Even the boiler room door and the old oil spills that peek through the floors’ finish are comforting to Zara. “They remind me of my dad, myself, creativity, progress, and making something of value.”

Zara grew up in Warren and lived in Royal Oak before she bought her home in Detroit. “I’ve always wanted to live in Detroit. I didn’t see a lot of me in the ’burbs,” she says. “I wanted to feel a part of something. This space gives me that creative feeling.”

At any given moment — if this history buff and busy owner of a film production company is home — you might find her sitting with Lola, her beloved Havanese, just ogling her environs. “I’m always looking at the spaces here and thinking, ‘What did they use this area for?’”

Located in the Elijah McCoy neighborhood near New Center and the Woodbridge area on Trumbull, the 1,100-square-foot loft literally inspires its resident to think. “I’m a big thinker,” Zara says. “And the ceilings are so high — this place makes me think big.”

Since her business, Zara Creative, launched 10 years ago, she’s worked with clients such as Ford Motor Co., the Detroit Pistons, Platinum Equity, The Kresge Foundation, and Apple. Zara uses multiple areas of her home for working, planning, and, of course, pondering. (She also has office space in Ferndale.) She compares fashioning a space with creating a good work team. “Building a team, designing a room … you put people or moments together to create a feeling,” she says. “Environments have to feel good.”
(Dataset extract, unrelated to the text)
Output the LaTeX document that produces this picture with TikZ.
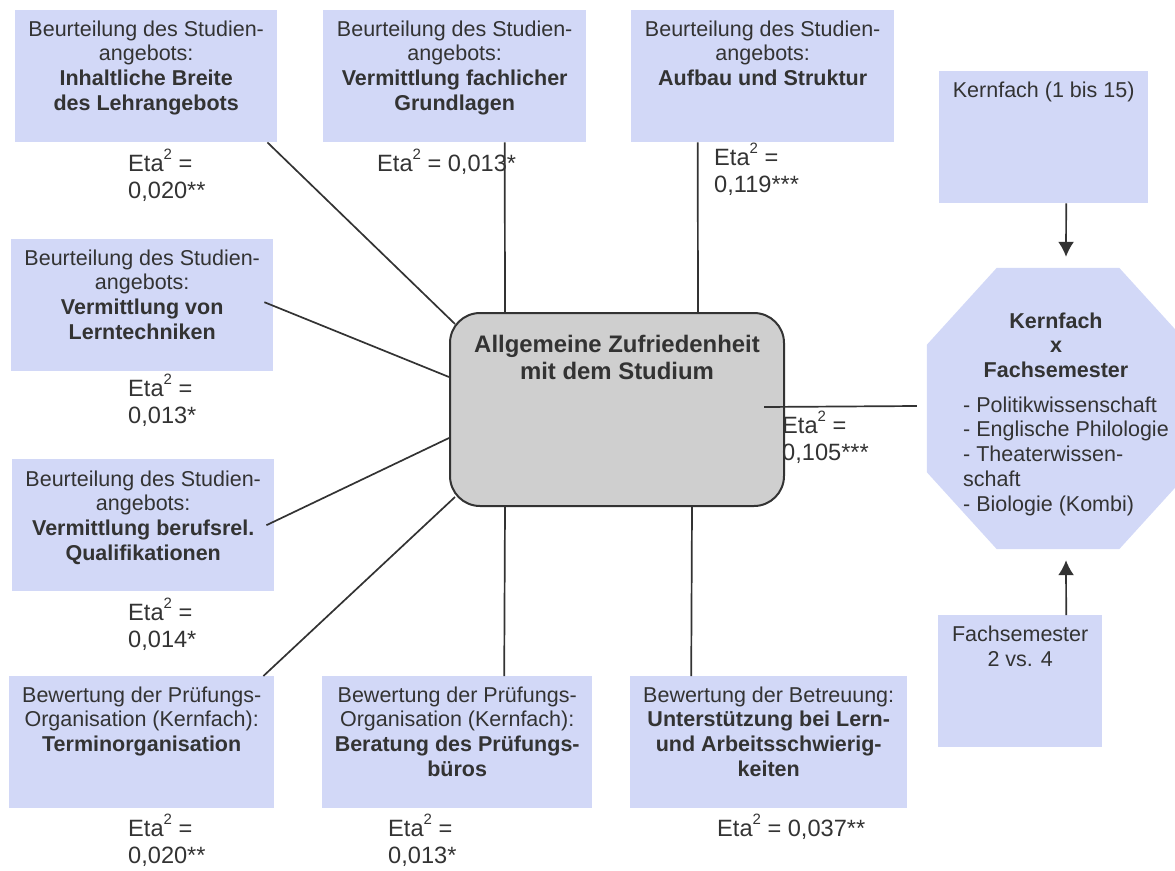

Zara, a lover of design, walks us through her prized loft and what it took to create its overall vibe. 

A Closer Look at Heather Zara’s Detroit Loft: 

heather zara detroit loft

Behind door number …

The door on the bedroom appears to be a former office door, Heather Zara says. “I don’t know if this door existed in this building or if it came from somewhere else. It’s beautiful, and there are numbers on it: 3, 0, 8. I love numbers and believe they all carry meaning and energy — 3 represents creativity, communication, and community; 8 represents balance, leadership, and discernment. I feel the energy they carry.”

The jungle look

Zara’s bedding, from CB2, features a take on the jungle with an illustrative look that she adores. “I love all references to nature … because in nature animals don’t question how to be — they are simply themselves.” 

It’s in concrete

The bedroom features the original 100-plus-year-old concrete flooring. “I had it polished to reveal a beautiful stone-filled design,” Zara says. “Originally, it was covered in carpet and cheap flooring.”

Under foot

“I have a lot of vintage rugs from The Rust Belt Market in Ferndale.”

Fave furniture merchants

“Most of my items come from CB2 and West Elm. I also have a lot of art and knickknacks from Detroit’s Eldorado General Store, City Bird, Nest, Nora, and Coup D’état.”

Open up

“I blew out the original setup to create more space in the master bedroom,” Zara says. “The room that was originally the master is now my writing/art room/yoga studio, and what was originally the second bedroom is now the master. I was pleasantly surprised to have all this sunlight. The windows are so high, I can see the moon.”

Plan on it

In the morning, Zara sits in her bedroom and writing room. “I spend the first part of the day in these spaces because there’s so much light. I meditate there, on a cushion on the floor. I set my intentions for the day on a round marble cafe table, and I often reflect, relax, and read in my swivel chair.”